La historia de la condesa se cruza también con la de Geneviève, una joven campesina que, a pesar de su aparente limitación intelectual, experimentó en su vida un amor que la sacó temporalmente de su indiferencia. Geneviève, aunque aparentemente simple y sin mucho entendimiento, había tenido la capacidad de experimentar algo cercano a la felicidad. Sin embargo, cuando fue rechazada por el hombre que amaba, su mente volvió a un estado similar al de la condesa: perdida, incapaz de comprender su dolor, reducida a una existencia sin propósito más allá de las rutinas diarias de la vida campesina.
La conexión entre la condesa y Geneviève, dos mujeres marcadas por el sufrimiento y la locura, es simbólica.
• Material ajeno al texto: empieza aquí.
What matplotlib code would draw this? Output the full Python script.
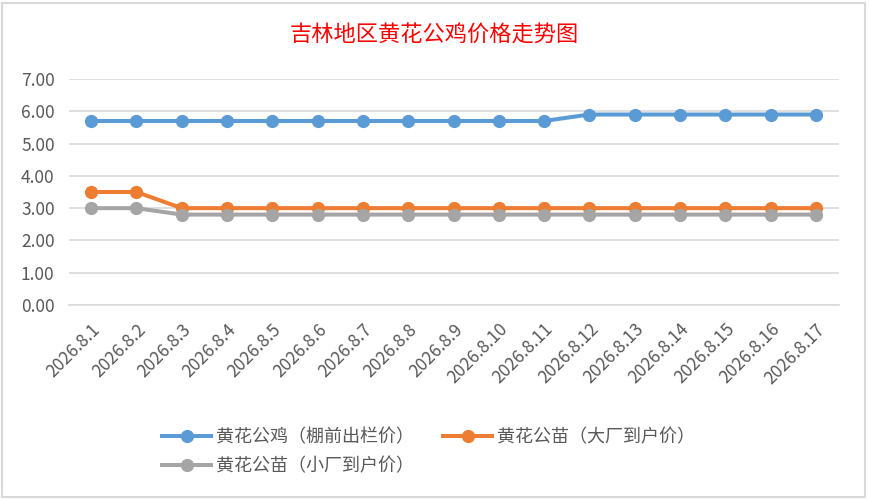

Ambas viven en un mundo que ya no pueden comprender, donde el tiempo parece haberse detenido para ellas, y sus vidas se reducen a una mera supervivencia, sin espacio para el amor o la esperanza. La condesa, como Geneviève, está atrapada en un destino de desconexión, no solo con su entorno, sino con ella misma. La pregunta que plantea esta tragedia es si la locura es una reacción a los eventos insoportables de la vida o si, por el contrario, la locura es la forma en que el ser humano se adapta a la imposibilidad de afrontar la realidad.
La aparición del coronel, quien se rehúsa a aceptar el estado mental de la condesa y cree que ella puede recuperar su razón a través de su presencia, pone de manifiesto otra dimensión de la tragedia. La esperanza que siente por la condesa lo lleva a un estado de ilusión, en el que cree que su amor y su voz pueden sanar lo irremediable. La esperanza, aunque noble, es peligrosa cuando se enfrenta a la dureza de la realidad: la condesa no es la mujer que él recuerda, y aunque su rostro y su cuerpo aún existan, su mente está sumida en un estado que escapa a la razón.
El momento en que el coronel ve a la condesa dormida, aparentemente serena y en paz, lo conmueve profundamente. La locura parece haberse suavizado en el sueño, y por un momento se cree que está ante un resurgimiento de su humanidad. Sin embargo, el suspiro ocasional de la condesa, que parece imitar la sensibilidad, es solo una ilusión. El dolor del coronel se intensifica al darse cuenta de que esa apariencia de paz es solo eso: una apariencia. La realidad es que la condesa no posee la razón que alguna vez tuvo. Los que cuidan a aquellos sumidos en la locura a menudo enfrentan este dilema: la constante esperanza de que algo dentro de la persona perdida pueda despertar, mientras se enfrenta a la creciente aceptación de que ese despertar es cada vez más improbable.
Este relato muestra la desconcertante fragilidad de la mente humana cuando se enfrenta a eventos extremos. La locura no es solo la pérdida de la razón, sino también la desconexión con el propio ser, el desvanecimiento de la identidad, y la incapacidad de reconocer incluso a aquellos que alguna vez fueron cercanos. La mente humana tiene una capacidad infinita para resistir el sufrimiento, pero también una capacidad igualmente profunda para fragmentarse cuando ese sufrimiento sobrepasa ciertos límites. Y aunque hay quienes intentan restaurar lo perdido, la verdad es que algunas heridas, ya sean físicas o psicológicas, pueden ser irreparables.